Exercise: Starting at the first line of the data, print each line verbatim up to and including the line bearing "5.45, 5.35, 5.25, 5.17, 5.1, 4.95, 4.85, 4.76, 4.68]", omitting pictures.
──────────
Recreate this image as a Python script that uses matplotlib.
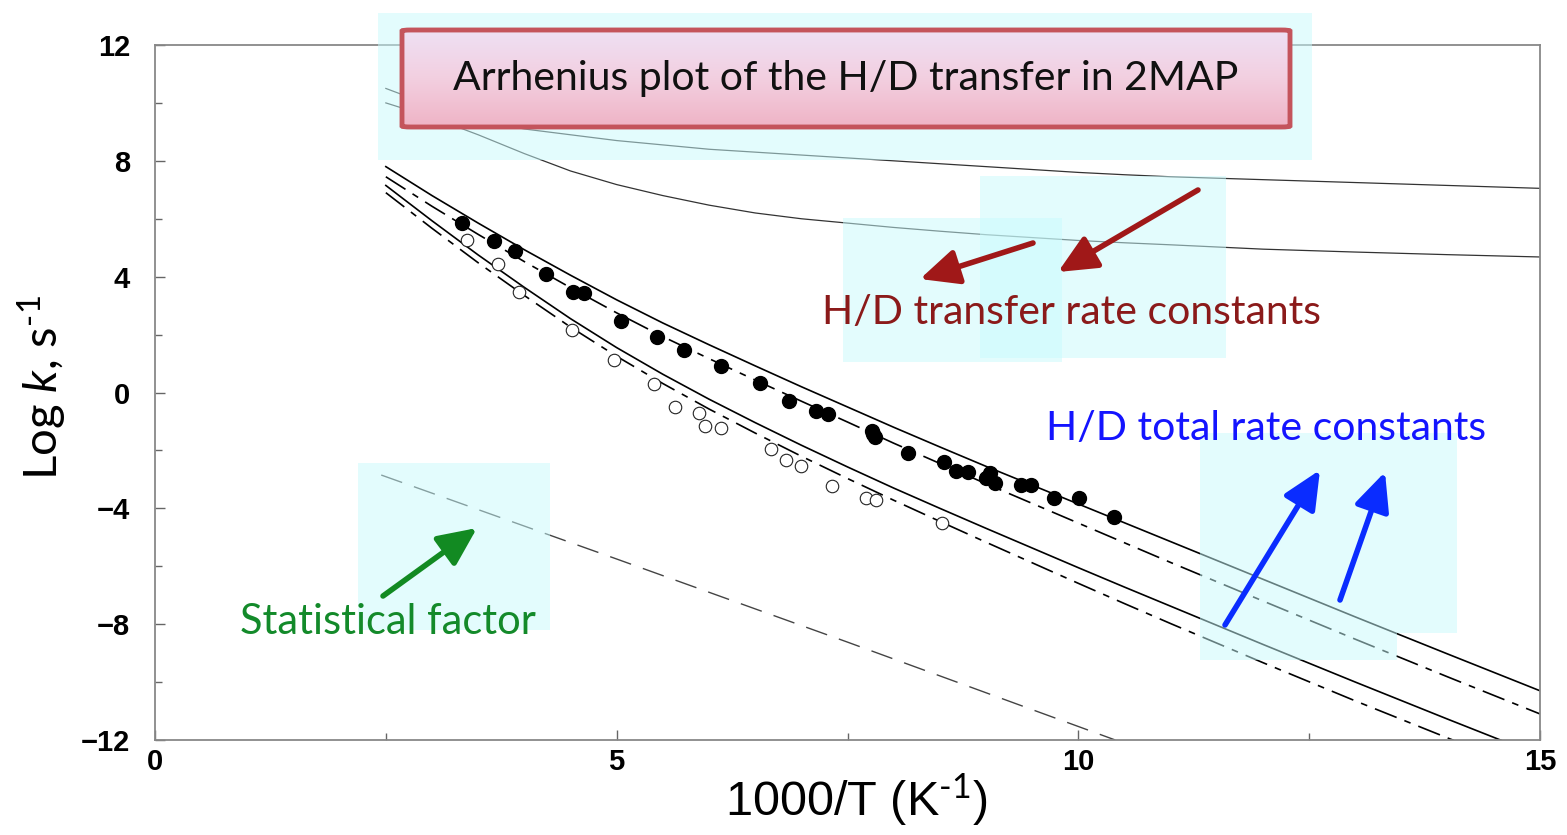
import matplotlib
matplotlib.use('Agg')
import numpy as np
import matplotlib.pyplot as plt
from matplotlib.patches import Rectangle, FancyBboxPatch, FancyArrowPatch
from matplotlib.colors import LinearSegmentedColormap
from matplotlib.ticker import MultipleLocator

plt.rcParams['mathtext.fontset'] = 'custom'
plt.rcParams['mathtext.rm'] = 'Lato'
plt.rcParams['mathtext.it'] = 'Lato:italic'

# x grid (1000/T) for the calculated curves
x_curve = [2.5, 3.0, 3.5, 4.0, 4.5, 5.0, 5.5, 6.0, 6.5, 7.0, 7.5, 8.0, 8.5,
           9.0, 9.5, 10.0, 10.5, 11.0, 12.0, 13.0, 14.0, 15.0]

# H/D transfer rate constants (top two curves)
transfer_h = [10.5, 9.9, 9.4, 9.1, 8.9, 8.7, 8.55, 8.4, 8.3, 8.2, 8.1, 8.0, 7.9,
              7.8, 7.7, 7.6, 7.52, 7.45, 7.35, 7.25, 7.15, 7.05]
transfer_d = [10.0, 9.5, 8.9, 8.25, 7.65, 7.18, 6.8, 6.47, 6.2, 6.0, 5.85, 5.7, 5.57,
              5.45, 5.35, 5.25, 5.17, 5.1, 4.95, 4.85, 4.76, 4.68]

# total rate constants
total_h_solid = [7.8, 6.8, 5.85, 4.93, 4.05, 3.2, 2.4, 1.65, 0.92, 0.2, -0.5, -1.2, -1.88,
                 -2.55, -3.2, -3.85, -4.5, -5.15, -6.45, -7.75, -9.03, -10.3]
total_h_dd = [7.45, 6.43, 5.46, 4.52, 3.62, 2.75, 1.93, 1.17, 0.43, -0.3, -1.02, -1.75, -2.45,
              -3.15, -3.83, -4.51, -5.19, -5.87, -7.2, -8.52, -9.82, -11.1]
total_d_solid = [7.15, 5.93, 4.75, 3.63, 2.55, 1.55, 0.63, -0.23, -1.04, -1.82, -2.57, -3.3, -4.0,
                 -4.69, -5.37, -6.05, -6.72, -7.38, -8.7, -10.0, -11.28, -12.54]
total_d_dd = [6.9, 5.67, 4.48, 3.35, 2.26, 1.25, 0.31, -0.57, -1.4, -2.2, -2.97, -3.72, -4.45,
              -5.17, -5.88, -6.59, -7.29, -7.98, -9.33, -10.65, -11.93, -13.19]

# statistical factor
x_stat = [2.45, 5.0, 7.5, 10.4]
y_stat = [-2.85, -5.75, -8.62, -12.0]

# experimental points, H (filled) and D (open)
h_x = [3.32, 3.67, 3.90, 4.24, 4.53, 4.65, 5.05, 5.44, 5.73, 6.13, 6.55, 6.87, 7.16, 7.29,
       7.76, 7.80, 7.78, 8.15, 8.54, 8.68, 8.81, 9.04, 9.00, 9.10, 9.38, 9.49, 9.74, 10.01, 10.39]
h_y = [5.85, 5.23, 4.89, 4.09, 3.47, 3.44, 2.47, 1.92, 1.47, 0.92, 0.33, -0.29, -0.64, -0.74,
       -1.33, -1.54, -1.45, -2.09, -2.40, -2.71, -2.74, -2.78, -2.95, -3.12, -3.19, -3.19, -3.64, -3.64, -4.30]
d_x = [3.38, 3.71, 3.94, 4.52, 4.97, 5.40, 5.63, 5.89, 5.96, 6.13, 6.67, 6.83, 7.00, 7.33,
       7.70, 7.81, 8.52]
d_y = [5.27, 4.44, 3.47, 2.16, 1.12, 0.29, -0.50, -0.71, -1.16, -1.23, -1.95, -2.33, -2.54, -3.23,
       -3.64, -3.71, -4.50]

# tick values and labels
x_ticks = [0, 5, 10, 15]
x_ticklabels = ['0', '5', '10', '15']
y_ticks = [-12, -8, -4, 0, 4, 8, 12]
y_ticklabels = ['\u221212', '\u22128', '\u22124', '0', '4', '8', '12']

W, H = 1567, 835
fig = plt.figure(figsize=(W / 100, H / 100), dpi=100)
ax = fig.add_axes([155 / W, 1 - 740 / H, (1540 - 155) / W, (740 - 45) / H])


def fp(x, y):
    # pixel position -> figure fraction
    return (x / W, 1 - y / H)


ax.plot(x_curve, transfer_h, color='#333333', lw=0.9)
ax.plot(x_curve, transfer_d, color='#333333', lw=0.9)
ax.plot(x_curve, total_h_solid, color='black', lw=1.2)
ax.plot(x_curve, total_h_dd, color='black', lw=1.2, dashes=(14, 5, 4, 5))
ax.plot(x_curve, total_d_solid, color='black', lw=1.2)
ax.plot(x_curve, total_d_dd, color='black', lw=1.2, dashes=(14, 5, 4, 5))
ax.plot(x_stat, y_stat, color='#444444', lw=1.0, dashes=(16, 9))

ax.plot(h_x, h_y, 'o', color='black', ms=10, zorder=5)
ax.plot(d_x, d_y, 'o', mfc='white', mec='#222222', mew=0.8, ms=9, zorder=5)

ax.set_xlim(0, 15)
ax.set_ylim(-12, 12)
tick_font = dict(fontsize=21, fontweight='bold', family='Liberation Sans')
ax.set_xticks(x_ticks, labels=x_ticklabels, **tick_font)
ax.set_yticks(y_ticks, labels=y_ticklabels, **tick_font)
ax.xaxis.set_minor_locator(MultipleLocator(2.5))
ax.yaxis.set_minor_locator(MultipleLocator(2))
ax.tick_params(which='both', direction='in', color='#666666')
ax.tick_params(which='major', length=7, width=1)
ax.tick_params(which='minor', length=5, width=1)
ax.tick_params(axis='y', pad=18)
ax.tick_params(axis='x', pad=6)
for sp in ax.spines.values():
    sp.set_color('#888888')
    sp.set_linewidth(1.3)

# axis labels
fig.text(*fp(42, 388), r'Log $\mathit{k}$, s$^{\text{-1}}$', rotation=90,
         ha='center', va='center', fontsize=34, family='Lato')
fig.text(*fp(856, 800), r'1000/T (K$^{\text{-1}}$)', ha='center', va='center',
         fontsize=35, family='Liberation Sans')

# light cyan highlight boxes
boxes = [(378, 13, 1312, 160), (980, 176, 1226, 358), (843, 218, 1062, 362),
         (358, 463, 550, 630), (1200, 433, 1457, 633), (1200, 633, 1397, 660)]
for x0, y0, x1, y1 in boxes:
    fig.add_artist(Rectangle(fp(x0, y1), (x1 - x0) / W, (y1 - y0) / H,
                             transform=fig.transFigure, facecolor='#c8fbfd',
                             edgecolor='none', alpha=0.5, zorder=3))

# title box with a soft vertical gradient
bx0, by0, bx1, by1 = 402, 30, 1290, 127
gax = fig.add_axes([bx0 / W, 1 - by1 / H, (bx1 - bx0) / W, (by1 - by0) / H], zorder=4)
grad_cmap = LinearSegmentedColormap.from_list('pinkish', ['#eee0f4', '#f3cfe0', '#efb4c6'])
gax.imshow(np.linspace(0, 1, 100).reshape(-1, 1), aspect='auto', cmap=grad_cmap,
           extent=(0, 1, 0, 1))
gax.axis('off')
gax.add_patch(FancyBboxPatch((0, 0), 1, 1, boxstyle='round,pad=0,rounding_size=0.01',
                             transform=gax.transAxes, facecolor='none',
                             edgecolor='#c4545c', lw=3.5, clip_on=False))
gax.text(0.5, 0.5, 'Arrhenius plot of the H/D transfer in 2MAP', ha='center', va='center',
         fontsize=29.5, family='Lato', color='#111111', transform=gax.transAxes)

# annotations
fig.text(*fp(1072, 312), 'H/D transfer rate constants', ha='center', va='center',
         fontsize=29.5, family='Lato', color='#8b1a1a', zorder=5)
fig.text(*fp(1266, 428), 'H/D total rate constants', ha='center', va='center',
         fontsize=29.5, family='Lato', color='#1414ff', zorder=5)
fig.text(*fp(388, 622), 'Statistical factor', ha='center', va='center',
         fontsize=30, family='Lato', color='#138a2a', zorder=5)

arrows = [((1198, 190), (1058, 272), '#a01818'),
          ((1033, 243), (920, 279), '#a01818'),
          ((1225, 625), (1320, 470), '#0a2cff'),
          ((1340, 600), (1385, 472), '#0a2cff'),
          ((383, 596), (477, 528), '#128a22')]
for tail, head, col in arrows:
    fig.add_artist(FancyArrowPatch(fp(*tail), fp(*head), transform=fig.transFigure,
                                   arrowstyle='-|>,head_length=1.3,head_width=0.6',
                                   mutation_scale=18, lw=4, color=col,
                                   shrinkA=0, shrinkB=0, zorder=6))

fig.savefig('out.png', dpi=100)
──────────
Finished task:
Recreate this image as a Python script that uses matplotlib.
import matplotlib
matplotlib.use('Agg')
import numpy as np
import matplotlib.pyplot as plt
from matplotlib.patches import Rectangle, FancyBboxPatch, FancyArrowPatch
from matplotlib.colors import LinearSegmentedColormap
from matplotlib.ticker import MultipleLocator

plt.rcParams['mathtext.fontset'] = 'custom'
plt.rcParams['mathtext.rm'] = 'Lato'
plt.rcParams['mathtext.it'] = 'Lato:italic'

# x grid (1000/T) for the calculated curves
x_curve = [2.5, 3.0, 3.5, 4.0, 4.5, 5.0, 5.5, 6.0, 6.5, 7.0, 7.5, 8.0, 8.5,
           9.0, 9.5, 10.0, 10.5, 11.0, 12.0, 13.0, 14.0, 15.0]

# H/D transfer rate constants (top two curves)
transfer_h = [10.5, 9.9, 9.4, 9.1, 8.9, 8.7, 8.55, 8.4, 8.3, 8.2, 8.1, 8.0, 7.9,
              7.8, 7.7, 7.6, 7.52, 7.45, 7.35, 7.25, 7.15, 7.05]
transfer_d = [10.0, 9.5, 8.9, 8.25, 7.65, 7.18, 6.8, 6.47, 6.2, 6.0, 5.85, 5.7, 5.57,
              5.45, 5.35, 5.25, 5.17, 5.1, 4.95, 4.85, 4.76, 4.68]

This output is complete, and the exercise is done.